Build catchment areas across all major cities and regions, plot the location of competitors, and measure current and projected population and household numbers. There are techniques to determine whether communities are over-  or under-supplied with any particular product or service. Simple ratios showing levels of supply relative to population by postcode can be effective.
I am also a big fan of a little-known table published annually by the ABS. It shows the current population and recent growth rate for each of the 101 largest towns in Australia ranging from Parkes with 10,000 residents up to Sydney with 4.6 million.
In my corporate speaking presentations to retail franchisees I will often show client store numbers for each city. At some point on the spectrum between Sydney and Parkes there are gaps and it gets the chief executive and the property manager all excited. “Why aren’t we in Geraldton?” “Or in Albany?” “Or in Gladstone?”
The value of a demographic audit is that it imposes a logic and a system of metrics in order to determine strategic direction. The alternative is to allow real estate site availability to determine the expansion strategy. Property managers need a road map or, in modern parlance, a demographic GPS.
Really sophisticated demographic consultancies will also project retail spending (or household formation) by catchment area and calculate market share on a store-by-store or on a site-by-site basis.
Mapping out the options for an expansion strategy is exciting. I worked on the demographic feasibility for Brisbane’s Logan Hyperdome 25 years ago. It was one of the best new shopping centres sites in Australia at the time largely because of the scale of its catchment area and the broader scope for further growth. A site with a good demographic provenance and strategic positioning will remain a good development site for decades. This logic also applied to sites like Melbourne’s Fountain Gate and to Sydney’s Castle Hill.
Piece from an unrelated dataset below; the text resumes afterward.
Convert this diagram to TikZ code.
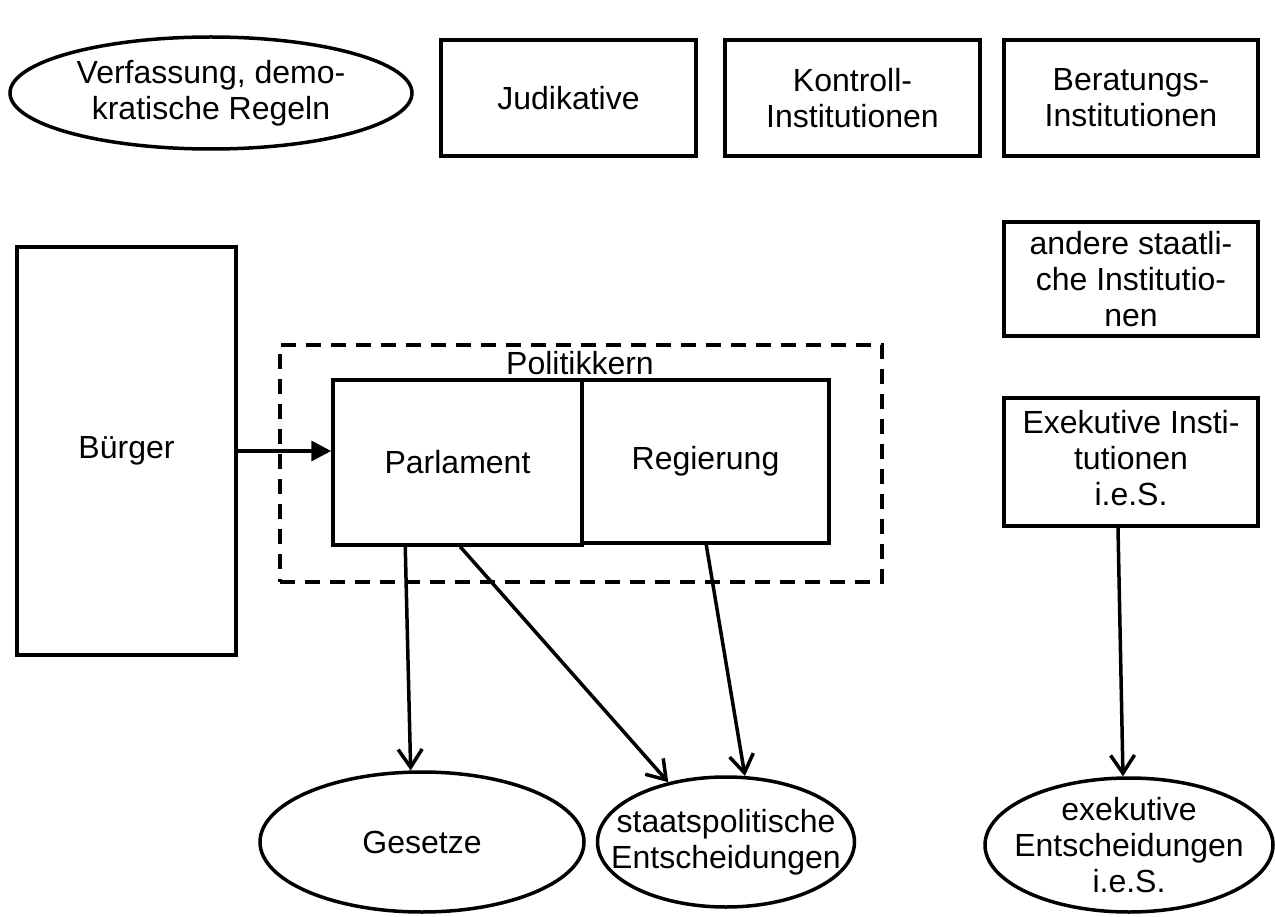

Over the past decade Australia has added about three million residents through natural population growth and immigration. Over the coming decade Australia will add another four million residents. There is a prima facie case to say there are other Logan Hyperdomes, Fountain Gates and Castle Hills out there but it’s not clear which of the available development sites they are.
This is where business needs a methodical analysis of which of today’s development sites have the capacity to grow best over the coming decade and beyond.
One problem with such analyses is that they invariably rely on state-based population projections which, in my experience, are almost always overly optimistic when it comes to future population levels.
Senior management teams and boards need to assemble the demographic road map, but the pathway beyond a few years out needs to be interpreted with caution. The medium term and the longer term can be a fluid and political world where projects and planning can change priorities and direction.
Who knew early last decade that Melbourne’s growth boundary would be moved? Several times. Who knew that Melbourne would turn out to be a bigger growth market than Sydney? When will the Gold Coast awaken from its long hibernation? What are the prospects for Brisbane over the coming decade?
These are fundamental demographic questions that are central to property success but which in reality can only be answered by management and by boards.
Demographics can help inform decision making but ultimately even the most rigorous numbers need to be distilled into an action plan.